Russell's sketch superimposed over a satellite picture of the harbor today.

            Of course what I would have done under similar circumstances doesn’t make any difference – but I would have run up full speed and tried to skin through before we bumped at any rate: but he rang up 2/3 astern. Before the result of 2/3 astern was noticed we hit, just abaft of no. 4 smoke pipe. You could see the side bend in just like a football – but unlike a football it didn’t spring out again. The force of this impact through the stern out a bit and he grabbed this opportunity to try to forge ahead – going 2/3 ahead. To protect the propeller he stopped before she banged again and this time she bumped the propeller guard – bending this a little – though from the bridge, the skipper and all thought it had been carried away.
            As soon as she was clear he rang up two thirds again and cleared the entrance though it was perfectly evident that the beach was only a stones throw away – (I have drawn the chart true to scale). The instant the stern was clear he rang up two thirds astern but it was too late – we were going aground on the beach. So he let go an anchor to help stop his motion. We stopped all right when our nose ran into the sandy beach.
            Then we ran two lines ashore to the oil dock – from bow and stern. To do this we had to launch a boat – a dozen times this little dory nearly capsized but finally the lines were made fast. Then we heaved in on the lines and gave full speed astern on the engines and she came off slick as an ax. By noon we were tied up and oil coming aboard. It didn’t seem to worry Capt. Fletcher any. He was very cool all the time and never swore or showed any signs of weakening.
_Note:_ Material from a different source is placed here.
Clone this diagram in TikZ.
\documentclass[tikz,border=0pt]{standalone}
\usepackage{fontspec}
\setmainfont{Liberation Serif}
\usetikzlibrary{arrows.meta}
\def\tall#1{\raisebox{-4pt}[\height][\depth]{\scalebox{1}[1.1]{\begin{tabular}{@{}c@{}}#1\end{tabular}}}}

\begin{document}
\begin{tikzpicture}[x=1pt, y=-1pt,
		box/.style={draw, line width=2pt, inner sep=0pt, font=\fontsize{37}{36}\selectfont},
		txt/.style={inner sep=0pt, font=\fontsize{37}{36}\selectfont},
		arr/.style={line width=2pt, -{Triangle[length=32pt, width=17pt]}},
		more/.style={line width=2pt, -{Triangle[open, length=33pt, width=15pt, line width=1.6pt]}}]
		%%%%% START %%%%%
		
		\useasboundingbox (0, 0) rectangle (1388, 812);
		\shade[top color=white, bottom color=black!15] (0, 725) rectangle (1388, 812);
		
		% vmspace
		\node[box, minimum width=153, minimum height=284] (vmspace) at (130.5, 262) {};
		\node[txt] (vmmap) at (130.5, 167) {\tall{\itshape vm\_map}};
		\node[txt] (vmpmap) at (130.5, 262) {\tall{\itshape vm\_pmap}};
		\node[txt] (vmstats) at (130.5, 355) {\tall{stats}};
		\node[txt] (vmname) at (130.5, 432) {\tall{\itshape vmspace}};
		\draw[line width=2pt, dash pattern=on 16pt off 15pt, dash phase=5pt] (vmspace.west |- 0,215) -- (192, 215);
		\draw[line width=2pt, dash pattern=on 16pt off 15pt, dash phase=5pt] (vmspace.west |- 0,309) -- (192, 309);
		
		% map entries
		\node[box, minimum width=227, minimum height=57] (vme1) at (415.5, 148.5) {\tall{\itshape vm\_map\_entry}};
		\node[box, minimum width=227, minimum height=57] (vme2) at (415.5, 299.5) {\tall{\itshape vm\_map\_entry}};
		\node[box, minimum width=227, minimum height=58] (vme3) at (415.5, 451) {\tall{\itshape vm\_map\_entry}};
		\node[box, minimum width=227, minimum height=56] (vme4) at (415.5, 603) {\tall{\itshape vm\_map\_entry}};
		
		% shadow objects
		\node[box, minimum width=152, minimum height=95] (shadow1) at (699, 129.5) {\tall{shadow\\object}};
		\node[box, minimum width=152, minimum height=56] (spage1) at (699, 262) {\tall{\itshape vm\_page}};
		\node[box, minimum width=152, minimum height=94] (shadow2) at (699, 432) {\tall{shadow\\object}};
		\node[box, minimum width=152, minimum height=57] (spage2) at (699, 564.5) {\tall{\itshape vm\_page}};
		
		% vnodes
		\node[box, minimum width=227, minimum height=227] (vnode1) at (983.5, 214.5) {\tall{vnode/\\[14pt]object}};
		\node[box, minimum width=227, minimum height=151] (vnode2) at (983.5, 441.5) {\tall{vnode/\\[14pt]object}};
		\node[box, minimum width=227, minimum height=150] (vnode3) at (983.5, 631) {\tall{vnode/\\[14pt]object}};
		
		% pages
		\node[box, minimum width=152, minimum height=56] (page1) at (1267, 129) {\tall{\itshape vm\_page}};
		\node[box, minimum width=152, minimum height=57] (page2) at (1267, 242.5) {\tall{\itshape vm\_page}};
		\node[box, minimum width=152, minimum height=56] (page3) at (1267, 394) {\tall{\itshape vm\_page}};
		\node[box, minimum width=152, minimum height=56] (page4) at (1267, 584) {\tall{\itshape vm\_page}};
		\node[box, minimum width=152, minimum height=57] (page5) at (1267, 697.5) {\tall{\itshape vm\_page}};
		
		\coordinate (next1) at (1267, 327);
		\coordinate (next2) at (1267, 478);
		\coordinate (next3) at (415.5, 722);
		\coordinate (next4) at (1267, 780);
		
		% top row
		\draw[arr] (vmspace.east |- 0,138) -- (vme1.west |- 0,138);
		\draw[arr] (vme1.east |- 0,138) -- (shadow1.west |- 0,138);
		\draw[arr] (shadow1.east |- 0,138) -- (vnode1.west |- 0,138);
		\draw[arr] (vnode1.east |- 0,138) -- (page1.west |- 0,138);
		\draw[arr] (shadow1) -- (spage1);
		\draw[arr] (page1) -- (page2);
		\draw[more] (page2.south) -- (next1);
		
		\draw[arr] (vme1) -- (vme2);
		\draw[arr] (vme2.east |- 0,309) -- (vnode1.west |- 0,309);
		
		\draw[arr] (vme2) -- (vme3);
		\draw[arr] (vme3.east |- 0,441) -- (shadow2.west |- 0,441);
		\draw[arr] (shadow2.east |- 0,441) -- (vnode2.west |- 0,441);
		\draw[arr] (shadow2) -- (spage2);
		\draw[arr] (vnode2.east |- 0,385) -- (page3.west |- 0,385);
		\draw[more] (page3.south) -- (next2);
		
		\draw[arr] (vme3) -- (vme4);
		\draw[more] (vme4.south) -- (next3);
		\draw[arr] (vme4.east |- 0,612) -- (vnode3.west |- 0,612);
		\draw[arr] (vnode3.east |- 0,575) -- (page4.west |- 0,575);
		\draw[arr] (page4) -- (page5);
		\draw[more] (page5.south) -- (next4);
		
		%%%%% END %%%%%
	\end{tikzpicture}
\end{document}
            After lunch he ordered me to go to the American consul – report our arrival and tell him that so far as he, Capt. Fletcher, was concerned, the official call of courtesy by the consul might be omitted, for he himself would call on the consul at 2:30. The consul was agreeable and so the Capt. is making his call.
            Dressed in my spiffy whites, down the main streets of Salina Cruz to call on the consul I felt like quite a personage.
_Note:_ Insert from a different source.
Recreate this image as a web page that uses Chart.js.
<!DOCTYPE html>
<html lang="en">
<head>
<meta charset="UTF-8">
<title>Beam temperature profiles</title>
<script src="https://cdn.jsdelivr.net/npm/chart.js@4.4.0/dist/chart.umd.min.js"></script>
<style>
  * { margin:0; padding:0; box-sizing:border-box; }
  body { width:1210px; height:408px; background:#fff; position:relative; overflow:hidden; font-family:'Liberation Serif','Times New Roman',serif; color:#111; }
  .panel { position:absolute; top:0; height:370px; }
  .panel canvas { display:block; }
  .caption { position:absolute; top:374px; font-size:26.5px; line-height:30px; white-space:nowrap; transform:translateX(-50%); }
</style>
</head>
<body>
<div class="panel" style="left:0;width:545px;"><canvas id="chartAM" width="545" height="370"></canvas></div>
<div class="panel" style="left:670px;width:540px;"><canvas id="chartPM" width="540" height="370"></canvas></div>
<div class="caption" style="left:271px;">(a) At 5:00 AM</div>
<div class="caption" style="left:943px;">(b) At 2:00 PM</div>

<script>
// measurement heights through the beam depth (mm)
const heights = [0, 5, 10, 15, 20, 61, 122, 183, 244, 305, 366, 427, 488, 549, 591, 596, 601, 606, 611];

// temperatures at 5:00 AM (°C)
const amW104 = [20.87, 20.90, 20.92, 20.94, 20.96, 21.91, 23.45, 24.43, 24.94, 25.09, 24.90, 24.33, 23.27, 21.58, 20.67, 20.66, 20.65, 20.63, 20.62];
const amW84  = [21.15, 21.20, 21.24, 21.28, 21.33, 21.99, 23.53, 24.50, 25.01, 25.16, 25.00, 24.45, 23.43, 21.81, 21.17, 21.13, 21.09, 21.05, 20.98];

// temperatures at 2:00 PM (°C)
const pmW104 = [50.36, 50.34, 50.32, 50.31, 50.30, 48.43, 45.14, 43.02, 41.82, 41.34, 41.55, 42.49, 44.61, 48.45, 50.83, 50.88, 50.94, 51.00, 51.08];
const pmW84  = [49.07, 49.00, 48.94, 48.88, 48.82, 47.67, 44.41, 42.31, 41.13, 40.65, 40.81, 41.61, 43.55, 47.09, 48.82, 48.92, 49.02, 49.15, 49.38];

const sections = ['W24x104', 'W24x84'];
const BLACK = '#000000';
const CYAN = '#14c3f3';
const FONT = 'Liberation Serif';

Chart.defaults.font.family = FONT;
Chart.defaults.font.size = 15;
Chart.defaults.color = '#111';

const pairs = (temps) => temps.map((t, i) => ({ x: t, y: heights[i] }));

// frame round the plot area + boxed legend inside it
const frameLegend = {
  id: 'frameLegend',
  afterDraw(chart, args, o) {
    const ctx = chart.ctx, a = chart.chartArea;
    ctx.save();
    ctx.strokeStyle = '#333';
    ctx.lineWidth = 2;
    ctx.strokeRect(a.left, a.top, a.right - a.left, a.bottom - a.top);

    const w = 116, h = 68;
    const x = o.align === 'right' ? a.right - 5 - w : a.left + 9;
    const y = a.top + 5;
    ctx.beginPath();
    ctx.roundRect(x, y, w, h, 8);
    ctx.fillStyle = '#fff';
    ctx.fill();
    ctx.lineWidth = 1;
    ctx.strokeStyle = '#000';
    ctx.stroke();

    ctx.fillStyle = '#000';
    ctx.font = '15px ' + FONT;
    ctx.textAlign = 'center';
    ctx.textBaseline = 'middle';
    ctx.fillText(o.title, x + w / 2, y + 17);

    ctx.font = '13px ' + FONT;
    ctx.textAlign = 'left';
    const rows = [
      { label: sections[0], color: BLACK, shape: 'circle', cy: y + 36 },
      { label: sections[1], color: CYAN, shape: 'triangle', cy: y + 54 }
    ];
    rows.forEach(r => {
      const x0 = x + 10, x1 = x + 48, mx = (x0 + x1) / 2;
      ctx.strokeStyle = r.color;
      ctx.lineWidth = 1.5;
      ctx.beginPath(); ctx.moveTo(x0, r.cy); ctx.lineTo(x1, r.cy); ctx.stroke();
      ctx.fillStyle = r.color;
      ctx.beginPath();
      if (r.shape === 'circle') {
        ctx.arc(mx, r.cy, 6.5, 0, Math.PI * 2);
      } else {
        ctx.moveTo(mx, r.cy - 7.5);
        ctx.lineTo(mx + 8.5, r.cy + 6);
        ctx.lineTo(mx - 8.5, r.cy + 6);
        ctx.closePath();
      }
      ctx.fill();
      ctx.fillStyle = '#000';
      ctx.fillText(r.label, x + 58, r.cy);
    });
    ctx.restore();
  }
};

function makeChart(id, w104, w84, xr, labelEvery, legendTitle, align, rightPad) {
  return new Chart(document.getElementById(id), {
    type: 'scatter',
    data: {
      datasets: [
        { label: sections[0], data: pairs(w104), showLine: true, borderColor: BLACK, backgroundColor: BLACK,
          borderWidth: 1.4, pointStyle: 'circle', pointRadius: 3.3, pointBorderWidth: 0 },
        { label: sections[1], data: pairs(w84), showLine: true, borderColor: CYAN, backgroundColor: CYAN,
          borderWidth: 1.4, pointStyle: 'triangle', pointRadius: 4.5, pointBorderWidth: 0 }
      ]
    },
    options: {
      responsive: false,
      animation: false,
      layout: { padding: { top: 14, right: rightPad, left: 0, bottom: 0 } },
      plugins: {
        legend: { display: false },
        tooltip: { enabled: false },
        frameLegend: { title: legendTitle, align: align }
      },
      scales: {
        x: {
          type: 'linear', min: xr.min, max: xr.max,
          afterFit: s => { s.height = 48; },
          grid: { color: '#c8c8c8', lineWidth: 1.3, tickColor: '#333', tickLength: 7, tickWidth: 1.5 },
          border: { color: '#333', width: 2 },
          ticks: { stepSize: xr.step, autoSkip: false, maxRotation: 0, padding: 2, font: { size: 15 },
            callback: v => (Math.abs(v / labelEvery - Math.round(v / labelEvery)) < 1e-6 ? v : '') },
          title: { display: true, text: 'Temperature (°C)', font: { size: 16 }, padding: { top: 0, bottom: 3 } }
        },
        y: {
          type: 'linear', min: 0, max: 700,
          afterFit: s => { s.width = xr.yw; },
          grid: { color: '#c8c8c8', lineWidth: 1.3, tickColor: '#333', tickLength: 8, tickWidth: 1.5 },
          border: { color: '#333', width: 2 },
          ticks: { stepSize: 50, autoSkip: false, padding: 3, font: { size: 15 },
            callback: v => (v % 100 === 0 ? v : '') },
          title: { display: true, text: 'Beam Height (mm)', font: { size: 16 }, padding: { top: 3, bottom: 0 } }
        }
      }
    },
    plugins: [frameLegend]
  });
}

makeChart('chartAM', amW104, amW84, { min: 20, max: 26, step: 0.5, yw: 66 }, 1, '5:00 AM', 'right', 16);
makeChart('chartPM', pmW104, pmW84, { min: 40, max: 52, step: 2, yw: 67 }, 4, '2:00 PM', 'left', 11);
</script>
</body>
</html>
            The place boasts 5000 inhabitants and four white people. It is typically Mexican – the numerous hounds – scantily clad, barefoot natives. Fruit vendors mostly women, met us on the dock. In town the narrow sandy streets are deserted except for a wild pig here and there and prehistoric wooden carts with cumbersome wooden wheels drawn by runty, bony, oxen. Nothing seems to thrive, the children are skinny, all are small of stature and the men can’t even grow a healthy appearing mustache. A flock of goats and kids obstructed the crossing at one street and even they were stunted, scrawny animals.
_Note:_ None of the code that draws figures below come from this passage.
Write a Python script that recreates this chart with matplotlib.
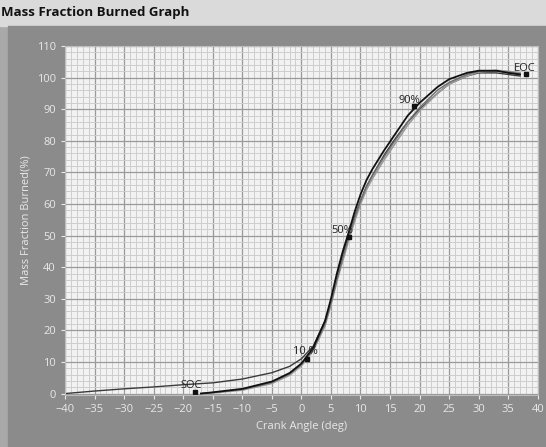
import numpy as np
import matplotlib.pyplot as plt
from matplotlib.ticker import MultipleLocator

plt.rcParams['font.family'] = ['Open Sans', 'DejaVu Sans']

# crank angle (deg) and mass fraction burned (%) for each cycle
ang_a = [-40, -35, -30, -25, -20, -15, -10, -5, -2, 0, 2, 4, 5, 6, 7, 8, 9, 10, 11, 12, 14, 16, 18, 20, 23, 25, 28, 30, 33, 35, 37]
mfb_a = [0, 0.8, 1.5, 2.1, 2.8, 3.4, 4.6, 6.6, 8.6, 11, 15, 23, 29, 37, 44, 50, 56, 61, 65.5, 69, 75.5, 81, 86, 90, 95, 98, 100.5, 101.5, 101.5, 101, 100.5]

ang_b = [-17, -15, -10, -5, -2, 0, 2, 4, 5, 6, 7, 8, 9, 10, 11, 12, 14, 16, 18, 20, 23, 25, 28, 30, 33, 35, 37]
mfb_b = [0, 0.4, 1.5, 3.8, 6.5, 9.5, 14.5, 23, 30, 38, 45, 51, 57.5, 63, 67.5, 71, 77, 82.5, 88, 92, 97, 99.5, 101.5, 102.2, 102.2, 101.5, 101]
mfb_c = [0, 0.3, 1.3, 3.5, 6.2, 9.2, 14, 22, 28.5, 36, 43, 49.5, 55.5, 61, 65.5, 69, 75, 80.5, 86, 90.5, 96, 98.5, 101, 102, 102, 101.8, 101.2]
mfb_d = [0, 0.2, 1.1, 3.2, 5.8, 8.8, 13.5, 21.5, 28, 35.5, 42, 48.5, 54.5, 60, 64.5, 68, 74, 79.5, 85, 89.5, 95, 98, 100.5, 101.8, 102.3, 102, 101.5]

# event markers
ev_names = ["SOC", "10 %", "50%", "90%", "EOC"]
ev_ang = [-18, 1, 8, 19, 38]
ev_mfb = [0.5, 11, 49.5, 91, 101]
ev_txt_ang = [-20.5, -1.5, 5, 16.5, 36]
ev_txt_mfb = [0.8, 11.5, 50, 91, 101]

fig = plt.figure(figsize=(5.46, 4.47), dpi=100, facecolor='#a9a9a9')
# title bar and dark panel
fig.add_artist(plt.Rectangle((0, 0.942), 1, 0.058, transform=fig.transFigure, color='#dadada', zorder=-10))
fig.add_artist(plt.Rectangle((0.015, 0), 0.985, 0.942, transform=fig.transFigure, color='#8b8b8b', zorder=-10))
fig.text(0.002, 0.972, "Mass Fraction Burned Graph", fontsize=9.5, fontweight='bold', va='center', ha='left', color='#111111')

ax = fig.add_axes([0.119, 0.116, 0.866, 0.781])
ax.set_facecolor('#f2f2f2')
ax.set_xlim(-40, 40)
ax.set_ylim(-0.5, 110)
ax.xaxis.set_major_locator(MultipleLocator(5))
ax.xaxis.set_minor_locator(MultipleLocator(1))
ax.yaxis.set_major_locator(MultipleLocator(10))
ax.yaxis.set_minor_locator(MultipleLocator(2))
ax.grid(which='minor', color='#cdcdcd', lw=0.7)
ax.grid(which='major', color='#9a9a9a', lw=0.9)
ax.set_axisbelow(True)
ax.tick_params(which='major', colors='#e8e8e8', labelsize=8, length=3, direction='out')
ax.tick_params(which='minor', length=0)
for s in ax.spines.values():
    s.set_color('#bdbdbd')

ax.plot(ang_a, mfb_a, color='#3a3a3a', lw=1.0)
ax.plot(ang_b, mfb_d, color='#9a9a9a', lw=1.2)
ax.plot(ang_b, mfb_c, color='#6e6e6e', lw=1.0)
ax.plot(ang_b, mfb_b, color='#111111', lw=1.3)

ax.plot(ev_ang, ev_mfb, 's', color='#111111', ms=3.5, ls='none')
for name, tx, ty in zip(ev_names, ev_txt_ang, ev_txt_mfb):
    ax.text(tx, ty, name, fontsize=8, color='#222222', ha='left', va='bottom')

ax.set_xlabel("Crank Angle (deg)", color='#e8e8e8', fontsize=8)
ax.set_ylabel("Mass Fraction Burned(%)", color='#e8e8e8', fontsize=8)

fig.savefig("out.png", dpi=100, facecolor=fig.get_facecolor())
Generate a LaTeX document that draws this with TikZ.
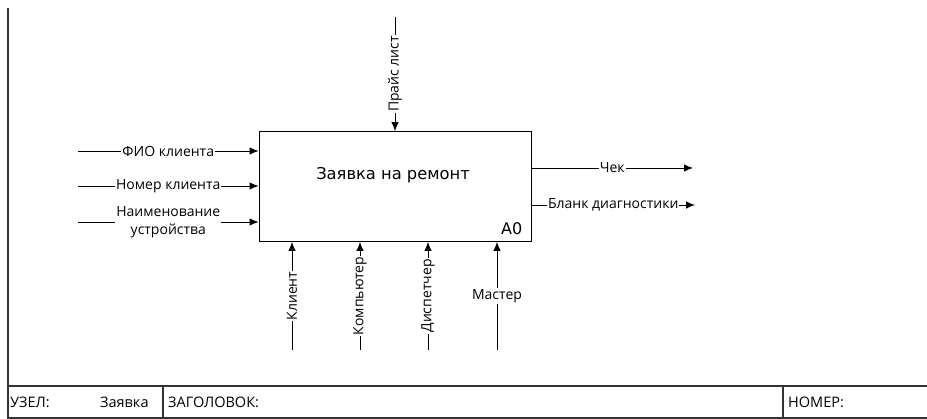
\documentclass[tikz,border=0pt]{standalone}
\usepackage{fontspec}
\setmainfont{Open Sans}
\newfontfamily\idefTitleFont{DejaVu Sans}
\usetikzlibrary{arrows.meta,positioning,calc}
\definecolor{idefInk}{HTML}{000000}
\definecolor{idefFrame}{HTML}{333333}
\tikzset{
  func/.style={draw=idefInk,line width=.9pt,minimum width=272pt,
    minimum height=110pt,inner sep=0pt},
  flow/.style={-{Latex[length=9pt,width=7.5pt]},line width=.9pt,idefInk},
  lbl/.style={fill=white,inner sep=1pt,align=center,
    font=\fontsize{14}{18.5}\selectfont,text=idefInk},
  frame/.style={draw=idefFrame,line width=1.3pt},
  cell/.style={anchor=west,inner sep=0pt,font=\fontsize{14.5}{16}\selectfont}
}
\begin{document}
\begin{tikzpicture}[x=1pt,y=-1pt]
  \useasboundingbox (0,0) rectangle (927,419);
  % function block A0
  \node[func] (box) at (395,186.5) {};
  \node[font=\idefTitleFont\fontsize{16.3}{18}\selectfont] (title) at (393,175) {Заявка на ремонт};
  \node[font=\idefTitleFont\fontsize{16}{18}\selectfont,anchor=south east,inner sep=0pt]
       (boxNum) at ([xshift=-9pt,yshift=7pt]box.south east) {A0};

  % inputs
  \coordinate (inFio) at (78,151);
  \coordinate (inPhone) at (78,186);
  \coordinate (inDevice) at (78,222);
  \draw[flow] (inFio) -- (inFio -| box.west) node[midway,lbl]{ФИО клиента};
  \draw[flow] (inPhone) -- (inPhone -| box.west) node[midway,lbl]{Номер клиента};
  \draw[flow] (inDevice) -- (inDevice -| box.west)
       node[midway,lbl]{Наименование\\устройства};

  % control
  \coordinate (ctlPrice) at (395,17);
  \draw[flow] (ctlPrice) -- (box.north) node[midway,lbl,rotate=90]{Прайс лист};

  % outputs
  \coordinate (outCheck) at (693,168);
  \coordinate (outForm) at (695,205);
  \draw[flow] (outCheck -| box.east) -- (outCheck) node[midway,lbl]{Чек};
  \draw[flow] (outForm -| box.east) -- (outForm) node[midway,lbl]{Бланк диагностики};

  % mechanisms
  \foreach \n/\x/\t in {mClient/292/Клиент,mComp/360/Компьютер,mDisp/428/Диспетчер}{
    \coordinate (\n) at (\x,350);
    \draw[flow] (\n) -- (\n |- box.south) node[midway,lbl,rotate=90]{\t};
  }
  \coordinate (mMaster) at (497,350);
  \draw[flow] (mMaster) -- (mMaster |- box.south) node[midway,lbl]{Мастер};

  % frame and title block
  \draw[frame] (8,8) -- (8,419);
  \draw[frame] (8,386) -- (927,386);
  \draw[frame] (8,418) -- (927,418);
  \draw[frame] (163,386) -- (163,418) (783,386) -- (783,418);
  \node[cell] (nodeLbl) at (10,402) {УЗЕЛ:};
  \node[cell] (nodeVal) at (100,402) {Заявка};
  \node[cell] (headLbl) at (168,402) {ЗАГОЛОВОК:};
  \node[cell] (numLbl) at (788,402) {НОМЕР:};
\end{tikzpicture}
\end{document}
            We passed the city garrison. An ordinary Mexican structure was a long veranda along its front. The wall was completely covered with cartridge belts, hung there and numerous rifles leaned against it. A sentinel stood by the door in a strictly military posture, absolutely rigid, the gun by his side almost as long as he was tall. He looks neither to the right or left – yet I believe he saw everything. Next to the irregular mass of flat rocks bordering the street which I took to be a sidewalk was built a barricade of brick four feet high and two feet thick with rifle slits in it every few feet.